# WHAT IS BEING ASKED
Make an exact copy of the records, dropping all pictures.

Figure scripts

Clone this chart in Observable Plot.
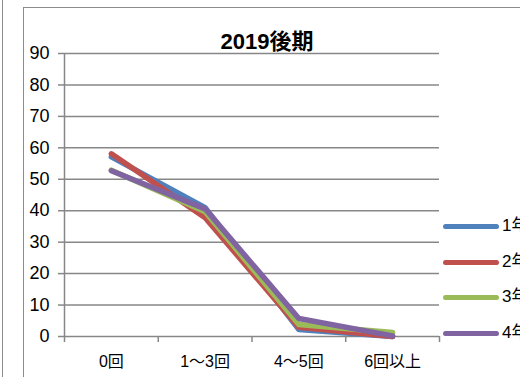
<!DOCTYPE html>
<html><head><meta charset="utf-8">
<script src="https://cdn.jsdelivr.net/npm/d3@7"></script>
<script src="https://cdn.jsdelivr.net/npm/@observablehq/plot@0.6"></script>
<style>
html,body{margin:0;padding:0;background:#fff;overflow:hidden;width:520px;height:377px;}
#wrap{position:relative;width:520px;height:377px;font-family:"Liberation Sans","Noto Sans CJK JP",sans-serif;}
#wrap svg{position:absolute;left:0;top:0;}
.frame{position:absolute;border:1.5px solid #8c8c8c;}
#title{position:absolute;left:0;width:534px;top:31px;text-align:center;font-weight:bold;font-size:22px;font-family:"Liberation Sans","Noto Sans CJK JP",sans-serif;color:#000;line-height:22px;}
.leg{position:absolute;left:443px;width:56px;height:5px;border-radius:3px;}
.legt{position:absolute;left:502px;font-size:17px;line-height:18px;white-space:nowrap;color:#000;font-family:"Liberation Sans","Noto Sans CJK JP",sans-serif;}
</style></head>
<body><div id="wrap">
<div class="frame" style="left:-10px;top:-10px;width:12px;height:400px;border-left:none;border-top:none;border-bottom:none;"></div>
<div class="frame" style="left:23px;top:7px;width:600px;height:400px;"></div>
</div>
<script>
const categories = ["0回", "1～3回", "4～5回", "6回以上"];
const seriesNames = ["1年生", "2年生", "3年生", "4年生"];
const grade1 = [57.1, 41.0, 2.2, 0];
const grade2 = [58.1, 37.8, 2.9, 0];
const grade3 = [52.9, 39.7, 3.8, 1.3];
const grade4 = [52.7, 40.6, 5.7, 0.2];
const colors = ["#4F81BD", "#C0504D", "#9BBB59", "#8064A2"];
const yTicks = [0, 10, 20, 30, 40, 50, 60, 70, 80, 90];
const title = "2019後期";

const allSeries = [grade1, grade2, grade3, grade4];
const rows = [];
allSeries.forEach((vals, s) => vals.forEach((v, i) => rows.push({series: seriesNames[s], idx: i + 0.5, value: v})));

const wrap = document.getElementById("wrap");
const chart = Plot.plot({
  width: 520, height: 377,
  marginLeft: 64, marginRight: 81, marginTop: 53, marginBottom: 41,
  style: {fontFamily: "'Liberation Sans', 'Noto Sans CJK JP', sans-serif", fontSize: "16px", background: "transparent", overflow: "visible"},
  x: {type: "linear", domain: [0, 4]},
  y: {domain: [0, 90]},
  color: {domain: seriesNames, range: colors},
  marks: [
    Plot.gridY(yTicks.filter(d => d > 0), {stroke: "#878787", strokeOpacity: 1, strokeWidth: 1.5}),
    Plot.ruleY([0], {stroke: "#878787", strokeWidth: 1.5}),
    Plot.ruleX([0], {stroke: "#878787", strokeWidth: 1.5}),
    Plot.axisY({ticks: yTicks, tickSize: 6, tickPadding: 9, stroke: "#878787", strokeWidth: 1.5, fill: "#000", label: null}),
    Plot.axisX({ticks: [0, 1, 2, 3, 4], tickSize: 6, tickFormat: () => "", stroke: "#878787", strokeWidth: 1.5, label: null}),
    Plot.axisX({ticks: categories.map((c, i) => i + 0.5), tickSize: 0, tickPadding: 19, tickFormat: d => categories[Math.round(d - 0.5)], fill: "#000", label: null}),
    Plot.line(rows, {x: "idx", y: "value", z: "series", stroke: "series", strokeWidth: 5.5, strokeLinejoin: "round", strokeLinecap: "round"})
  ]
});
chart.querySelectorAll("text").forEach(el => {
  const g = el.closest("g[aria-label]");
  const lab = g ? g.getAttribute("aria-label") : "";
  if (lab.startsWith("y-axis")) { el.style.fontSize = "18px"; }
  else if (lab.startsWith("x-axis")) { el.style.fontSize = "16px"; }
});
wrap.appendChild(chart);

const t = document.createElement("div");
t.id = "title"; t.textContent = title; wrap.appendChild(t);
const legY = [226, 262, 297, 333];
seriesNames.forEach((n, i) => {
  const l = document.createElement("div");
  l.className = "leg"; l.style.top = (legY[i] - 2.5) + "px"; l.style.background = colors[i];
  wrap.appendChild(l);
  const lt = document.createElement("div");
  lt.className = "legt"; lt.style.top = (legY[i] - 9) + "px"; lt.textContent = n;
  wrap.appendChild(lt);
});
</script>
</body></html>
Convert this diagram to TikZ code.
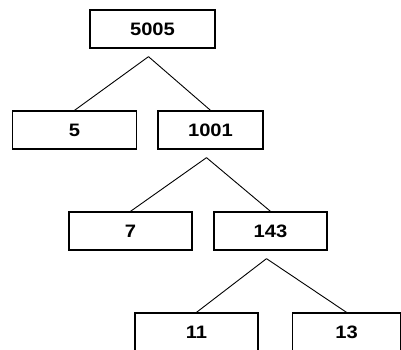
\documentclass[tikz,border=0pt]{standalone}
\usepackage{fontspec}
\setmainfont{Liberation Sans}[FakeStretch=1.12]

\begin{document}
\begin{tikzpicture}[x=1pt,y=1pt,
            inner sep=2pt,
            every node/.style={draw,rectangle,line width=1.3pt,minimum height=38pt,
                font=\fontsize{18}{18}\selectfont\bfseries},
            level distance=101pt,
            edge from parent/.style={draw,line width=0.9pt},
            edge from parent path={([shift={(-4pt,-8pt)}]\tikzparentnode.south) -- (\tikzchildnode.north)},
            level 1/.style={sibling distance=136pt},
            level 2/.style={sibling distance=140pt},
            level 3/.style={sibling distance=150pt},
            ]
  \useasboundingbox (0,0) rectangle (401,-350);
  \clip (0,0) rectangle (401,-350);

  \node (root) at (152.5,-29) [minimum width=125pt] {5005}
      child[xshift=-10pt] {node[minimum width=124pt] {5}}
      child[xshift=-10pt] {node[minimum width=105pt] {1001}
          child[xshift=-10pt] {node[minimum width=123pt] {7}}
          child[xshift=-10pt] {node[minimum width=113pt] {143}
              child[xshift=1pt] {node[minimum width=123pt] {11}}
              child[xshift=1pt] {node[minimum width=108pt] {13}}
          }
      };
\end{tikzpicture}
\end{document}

# EXERCISE RESULT
Clone this chart in Observable Plot.
<!DOCTYPE html>
<html><head><meta charset="utf-8">
<script src="https://cdn.jsdelivr.net/npm/d3@7"></script>
<script src="https://cdn.jsdelivr.net/npm/@observablehq/plot@0.6"></script>
<style>
html,body{margin:0;padding:0;background:#fff;overflow:hidden;width:520px;height:377px;}
#wrap{position:relative;width:520px;height:377px;font-family:"Liberation Sans","Noto Sans CJK JP",sans-serif;}
#wrap svg{position:absolute;left:0;top:0;}
.frame{position:absolute;border:1.5px solid #8c8c8c;}
#title{position:absolute;left:0;width:534px;top:31px;text-align:center;font-weight:bold;font-size:22px;font-family:"Liberation Sans","Noto Sans CJK JP",sans-serif;color:#000;line-height:22px;}
.leg{position:absolute;left:443px;width:56px;height:5px;border-radius:3px;}
.legt{position:absolute;left:502px;font-size:17px;line-height:18px;white-space:nowrap;color:#000;font-family:"Liberation Sans","Noto Sans CJK JP",sans-serif;}
</style></head>
<body><div id="wrap">
<div class="frame" style="left:-10px;top:-10px;width:12px;height:400px;border-left:none;border-top:none;border-bottom:none;"></div>
<div class="frame" style="left:23px;top:7px;width:600px;height:400px;"></div>
</div>
<script>
const categories = ["0回", "1～3回", "4～5回", "6回以上"];
const seriesNames = ["1年生", "2年生", "3年生", "4年生"];
const grade1 = [57.1, 41.0, 2.2, 0];
const grade2 = [58.1, 37.8, 2.9, 0];
const grade3 = [52.9, 39.7, 3.8, 1.3];
const grade4 = [52.7, 40.6, 5.7, 0.2];
const colors = ["#4F81BD", "#C0504D", "#9BBB59", "#8064A2"];
const yTicks = [0, 10, 20, 30, 40, 50, 60, 70, 80, 90];
const title = "2019後期";

const allSeries = [grade1, grade2, grade3, grade4];
const rows = [];
allSeries.forEach((vals, s) => vals.forEach((v, i) => rows.push({series: seriesNames[s], idx: i + 0.5, value: v})));

const wrap = document.getElementById("wrap");
const chart = Plot.plot({
  width: 520, height: 377,
  marginLeft: 64, marginRight: 81, marginTop: 53, marginBottom: 41,
  style: {fontFamily: "'Liberation Sans', 'Noto Sans CJK JP', sans-serif", fontSize: "16px", background: "transparent", overflow: "visible"},
  x: {type: "linear", domain: [0, 4]},
  y: {domain: [0, 90]},
  color: {domain: seriesNames, range: colors},
  marks: [
    Plot.gridY(yTicks.filter(d => d > 0), {stroke: "#878787", strokeOpacity: 1, strokeWidth: 1.5}),
    Plot.ruleY([0], {stroke: "#878787", strokeWidth: 1.5}),
    Plot.ruleX([0], {stroke: "#878787", strokeWidth: 1.5}),
    Plot.axisY({ticks: yTicks, tickSize: 6, tickPadding: 9, stroke: "#878787", strokeWidth: 1.5, fill: "#000", label: null}),
    Plot.axisX({ticks: [0, 1, 2, 3, 4], tickSize: 6, tickFormat: () => "", stroke: "#878787", strokeWidth: 1.5, label: null}),
    Plot.axisX({ticks: categories.map((c, i) => i + 0.5), tickSize: 0, tickPadding: 19, tickFormat: d => categories[Math.round(d - 0.5)], fill: "#000", label: null}),
    Plot.line(rows, {x: "idx", y: "value", z: "series", stroke: "series", strokeWidth: 5.5, strokeLinejoin: "round", strokeLinecap: "round"})
  ]
});
chart.querySelectorAll("text").forEach(el => {
  const g = el.closest("g[aria-label]");
  const lab = g ? g.getAttribute("aria-label") : "";
  if (lab.startsWith("y-axis")) { el.style.fontSize = "18px"; }
  else if (lab.startsWith("x-axis")) { el.style.fontSize = "16px"; }
});
wrap.appendChild(chart);

const t = document.createElement("div");
t.id = "title"; t.textContent = title; wrap.appendChild(t);
const legY = [226, 262, 297, 333];
seriesNames.forEach((n, i) => {
  const l = document.createElement("div");
  l.className = "leg"; l.style.top = (legY[i] - 2.5) + "px"; l.style.background = colors[i];
  wrap.appendChild(l);
  const lt = document.createElement("div");
  lt.className = "legt"; lt.style.top = (legY[i] - 9) + "px"; lt.textContent = n;
  wrap.appendChild(lt);
});
</script>
</body></html>
Convert this diagram to TikZ code.
\documentclass[tikz,border=0pt]{standalone}
\usepackage{fontspec}
\setmainfont{Liberation Sans}[FakeStretch=1.12]

\begin{document}
\begin{tikzpicture}[x=1pt,y=1pt,
            inner sep=2pt,
            every node/.style={draw,rectangle,line width=1.3pt,minimum height=38pt,
                font=\fontsize{18}{18}\selectfont\bfseries},
            level distance=101pt,
            edge from parent/.style={draw,line width=0.9pt},
            edge from parent path={([shift={(-4pt,-8pt)}]\tikzparentnode.south) -- (\tikzchildnode.north)},
            level 1/.style={sibling distance=136pt},
            level 2/.style={sibling distance=140pt},
            level 3/.style={sibling distance=150pt},
            ]
  \useasboundingbox (0,0) rectangle (401,-350);
  \clip (0,0) rectangle (401,-350);

  \node (root) at (152.5,-29) [minimum width=125pt] {5005}
      child[xshift=-10pt] {node[minimum width=124pt] {5}}
      child[xshift=-10pt] {node[minimum width=105pt] {1001}
          child[xshift=-10pt] {node[minimum width=123pt] {7}}
          child[xshift=-10pt] {node[minimum width=113pt] {143}
              child[xshift=1pt] {node[minimum width=123pt] {11}}
              child[xshift=1pt] {node[minimum width=108pt] {13}}
          }
      };
\end{tikzpicture}
\end{document}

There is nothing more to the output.